*GIVEN MATERIAL:*
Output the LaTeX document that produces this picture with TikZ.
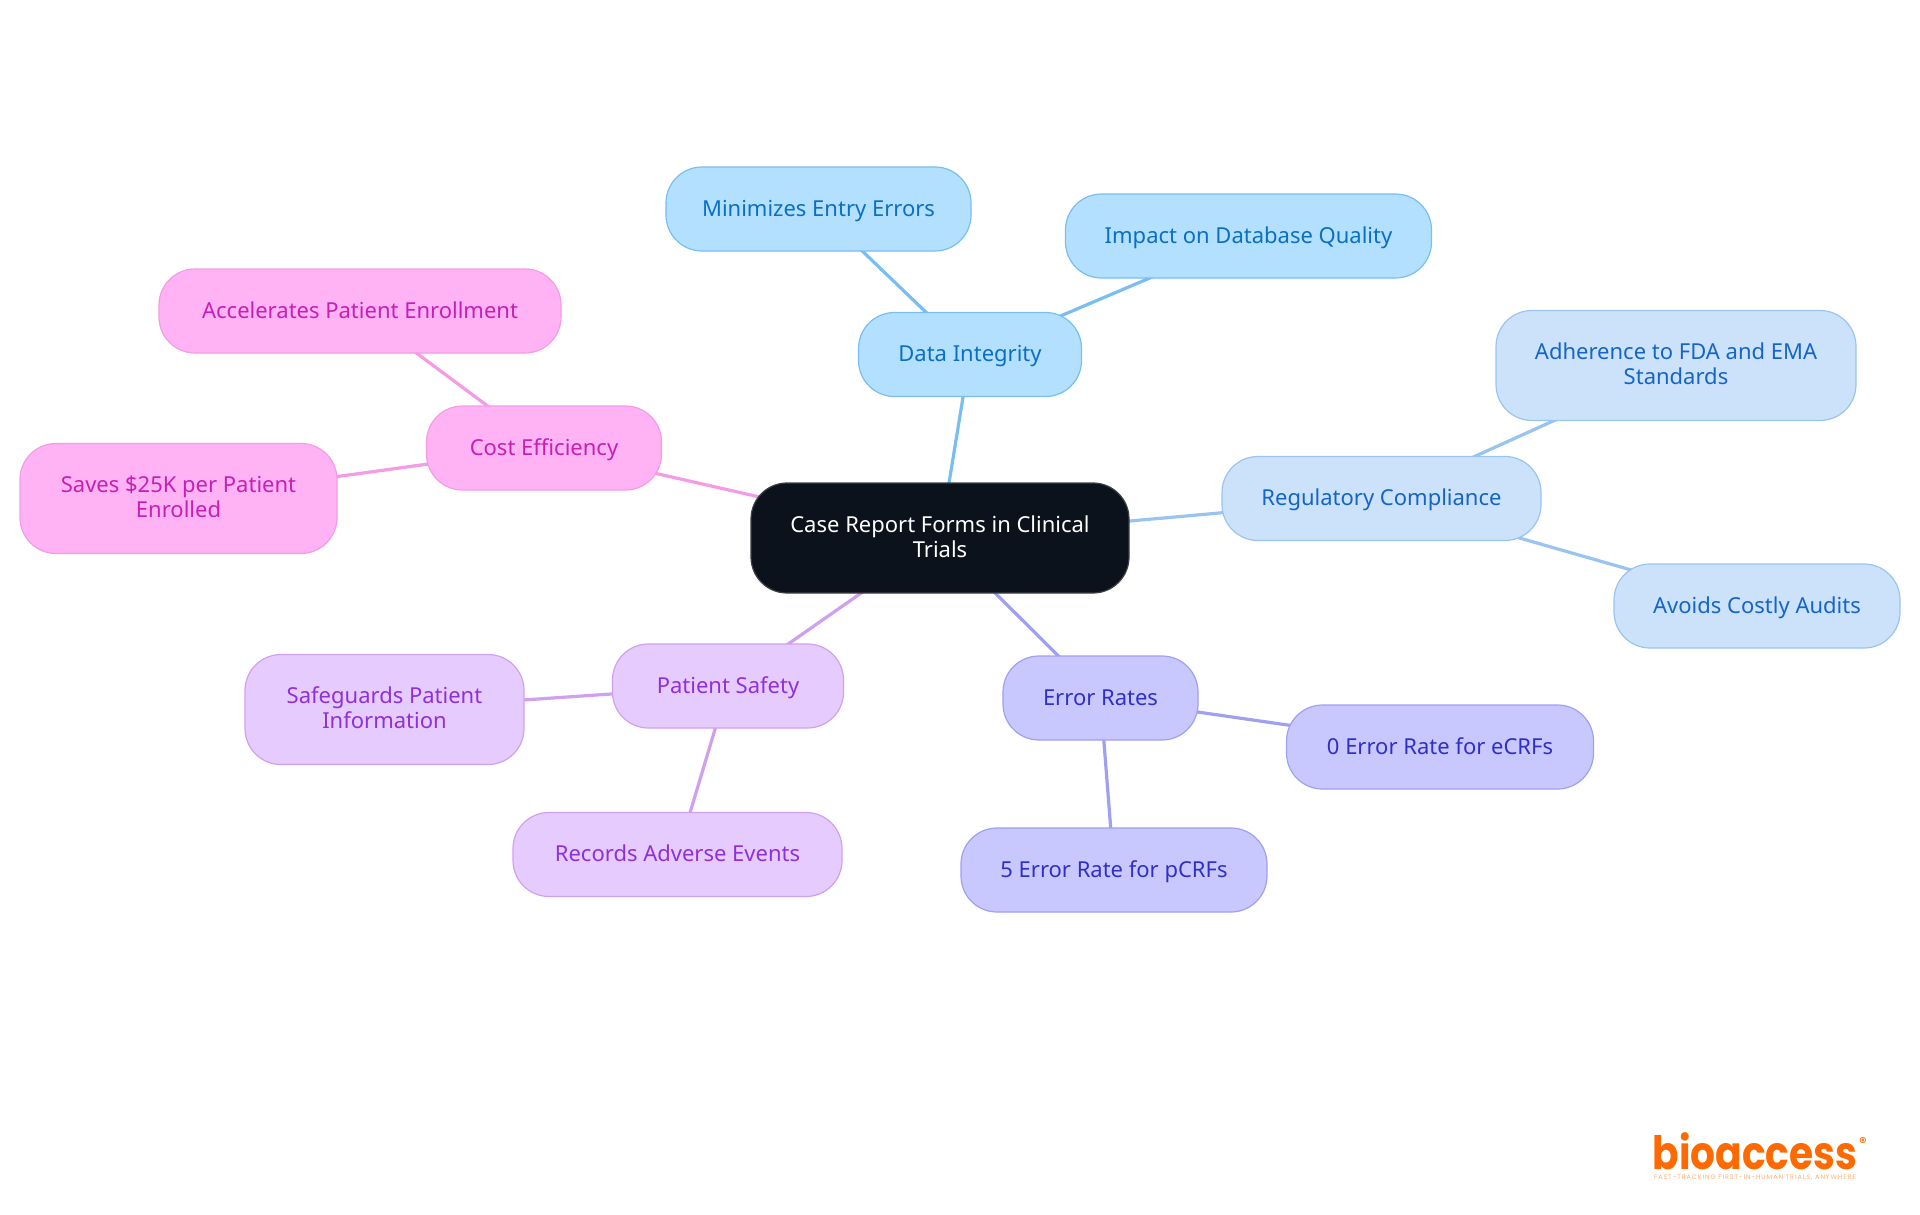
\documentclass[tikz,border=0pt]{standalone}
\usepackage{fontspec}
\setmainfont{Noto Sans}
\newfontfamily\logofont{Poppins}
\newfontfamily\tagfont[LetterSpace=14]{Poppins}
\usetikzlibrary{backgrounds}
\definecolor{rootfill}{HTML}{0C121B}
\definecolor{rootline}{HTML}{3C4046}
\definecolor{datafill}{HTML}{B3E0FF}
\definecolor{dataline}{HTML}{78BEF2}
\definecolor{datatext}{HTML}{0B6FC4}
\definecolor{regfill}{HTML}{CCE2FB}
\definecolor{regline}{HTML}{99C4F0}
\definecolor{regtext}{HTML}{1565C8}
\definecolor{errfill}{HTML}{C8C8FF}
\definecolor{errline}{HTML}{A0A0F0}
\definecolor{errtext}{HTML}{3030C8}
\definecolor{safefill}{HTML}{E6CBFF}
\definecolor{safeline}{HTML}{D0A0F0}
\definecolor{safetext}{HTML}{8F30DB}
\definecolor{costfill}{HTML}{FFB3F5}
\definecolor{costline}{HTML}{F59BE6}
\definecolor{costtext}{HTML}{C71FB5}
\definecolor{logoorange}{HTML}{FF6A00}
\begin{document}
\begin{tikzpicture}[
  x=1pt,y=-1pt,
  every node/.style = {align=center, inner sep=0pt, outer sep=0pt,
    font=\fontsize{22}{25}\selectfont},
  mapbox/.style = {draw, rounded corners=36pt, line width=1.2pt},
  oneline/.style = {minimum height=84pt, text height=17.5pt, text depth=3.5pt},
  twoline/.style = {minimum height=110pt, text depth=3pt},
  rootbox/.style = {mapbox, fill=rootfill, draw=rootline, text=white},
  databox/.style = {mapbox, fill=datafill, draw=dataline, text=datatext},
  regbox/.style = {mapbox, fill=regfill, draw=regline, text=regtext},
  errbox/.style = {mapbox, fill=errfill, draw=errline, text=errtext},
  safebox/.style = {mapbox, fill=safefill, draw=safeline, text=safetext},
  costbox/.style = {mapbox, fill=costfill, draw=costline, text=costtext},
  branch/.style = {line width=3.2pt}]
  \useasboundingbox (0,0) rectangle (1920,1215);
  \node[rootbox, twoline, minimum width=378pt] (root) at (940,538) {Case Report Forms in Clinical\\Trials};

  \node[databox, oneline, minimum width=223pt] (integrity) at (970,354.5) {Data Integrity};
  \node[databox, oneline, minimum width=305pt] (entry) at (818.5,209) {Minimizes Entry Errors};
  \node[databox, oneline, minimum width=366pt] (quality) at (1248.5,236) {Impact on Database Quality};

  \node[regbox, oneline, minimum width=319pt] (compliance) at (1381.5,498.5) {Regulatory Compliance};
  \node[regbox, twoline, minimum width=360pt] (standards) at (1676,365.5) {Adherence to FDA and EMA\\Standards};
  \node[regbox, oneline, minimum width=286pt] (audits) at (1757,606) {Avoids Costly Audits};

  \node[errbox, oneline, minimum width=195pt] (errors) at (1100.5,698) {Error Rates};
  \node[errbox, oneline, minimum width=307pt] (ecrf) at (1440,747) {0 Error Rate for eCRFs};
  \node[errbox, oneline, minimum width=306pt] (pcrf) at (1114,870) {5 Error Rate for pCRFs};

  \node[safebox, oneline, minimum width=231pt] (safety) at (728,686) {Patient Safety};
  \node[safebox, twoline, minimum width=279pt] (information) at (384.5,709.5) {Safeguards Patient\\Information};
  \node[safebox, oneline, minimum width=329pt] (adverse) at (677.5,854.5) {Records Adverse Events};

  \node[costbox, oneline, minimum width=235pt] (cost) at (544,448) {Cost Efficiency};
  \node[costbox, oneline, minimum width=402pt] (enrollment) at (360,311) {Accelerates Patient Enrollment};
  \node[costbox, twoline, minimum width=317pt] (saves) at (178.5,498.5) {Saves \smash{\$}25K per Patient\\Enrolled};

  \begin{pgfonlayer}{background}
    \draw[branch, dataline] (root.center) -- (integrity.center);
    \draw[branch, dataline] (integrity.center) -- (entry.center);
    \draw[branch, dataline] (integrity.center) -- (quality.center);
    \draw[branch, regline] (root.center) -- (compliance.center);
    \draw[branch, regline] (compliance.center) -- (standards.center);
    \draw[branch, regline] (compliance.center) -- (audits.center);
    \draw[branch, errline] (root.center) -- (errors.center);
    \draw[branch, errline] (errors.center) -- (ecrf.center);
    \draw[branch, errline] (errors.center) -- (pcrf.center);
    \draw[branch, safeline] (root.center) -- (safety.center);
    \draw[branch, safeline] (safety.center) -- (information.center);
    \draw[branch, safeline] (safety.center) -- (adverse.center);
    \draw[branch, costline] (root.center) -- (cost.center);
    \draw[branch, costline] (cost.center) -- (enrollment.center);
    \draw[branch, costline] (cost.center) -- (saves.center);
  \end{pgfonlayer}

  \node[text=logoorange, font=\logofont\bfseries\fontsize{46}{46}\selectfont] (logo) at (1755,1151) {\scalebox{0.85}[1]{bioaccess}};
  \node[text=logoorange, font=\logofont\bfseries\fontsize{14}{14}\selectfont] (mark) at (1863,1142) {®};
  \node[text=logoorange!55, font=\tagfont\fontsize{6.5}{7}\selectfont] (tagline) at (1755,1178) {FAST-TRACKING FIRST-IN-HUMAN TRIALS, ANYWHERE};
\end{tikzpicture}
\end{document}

*TASK STATEMENT:*
In the data above, please extract the lines from the first one through the line with "twoline, minimum width=378pt]", exactly, and keep pictures out.

*SOLVED PROBLEM:*
Output the LaTeX document that produces this picture with TikZ.
\documentclass[tikz,border=0pt]{standalone}
\usepackage{fontspec}
\setmainfont{Noto Sans}
\newfontfamily\logofont{Poppins}
\newfontfamily\tagfont[LetterSpace=14]{Poppins}
\usetikzlibrary{backgrounds}
\definecolor{rootfill}{HTML}{0C121B}
\definecolor{rootline}{HTML}{3C4046}
\definecolor{datafill}{HTML}{B3E0FF}
\definecolor{dataline}{HTML}{78BEF2}
\definecolor{datatext}{HTML}{0B6FC4}
\definecolor{regfill}{HTML}{CCE2FB}
\definecolor{regline}{HTML}{99C4F0}
\definecolor{regtext}{HTML}{1565C8}
\definecolor{errfill}{HTML}{C8C8FF}
\definecolor{errline}{HTML}{A0A0F0}
\definecolor{errtext}{HTML}{3030C8}
\definecolor{safefill}{HTML}{E6CBFF}
\definecolor{safeline}{HTML}{D0A0F0}
\definecolor{safetext}{HTML}{8F30DB}
\definecolor{costfill}{HTML}{FFB3F5}
\definecolor{costline}{HTML}{F59BE6}
\definecolor{costtext}{HTML}{C71FB5}
\definecolor{logoorange}{HTML}{FF6A00}
\begin{document}
\begin{tikzpicture}[
  x=1pt,y=-1pt,
  every node/.style = {align=center, inner sep=0pt, outer sep=0pt,
    font=\fontsize{22}{25}\selectfont},
  mapbox/.style = {draw, rounded corners=36pt, line width=1.2pt},
  oneline/.style = {minimum height=84pt, text height=17.5pt, text depth=3.5pt},
  twoline/.style = {minimum height=110pt, text depth=3pt},
  rootbox/.style = {mapbox, fill=rootfill, draw=rootline, text=white},
  databox/.style = {mapbox, fill=datafill, draw=dataline, text=datatext},
  regbox/.style = {mapbox, fill=regfill, draw=regline, text=regtext},
  errbox/.style = {mapbox, fill=errfill, draw=errline, text=errtext},
  safebox/.style = {mapbox, fill=safefill, draw=safeline, text=safetext},
  costbox/.style = {mapbox, fill=costfill, draw=costline, text=costtext},
  branch/.style = {line width=3.2pt}]
  \useasboundingbox (0,0) rectangle (1920,1215);
  \node[rootbox, twoline, minimum width=378pt] (root) at (940,538) {Case Report Forms in Clinical\\Trials};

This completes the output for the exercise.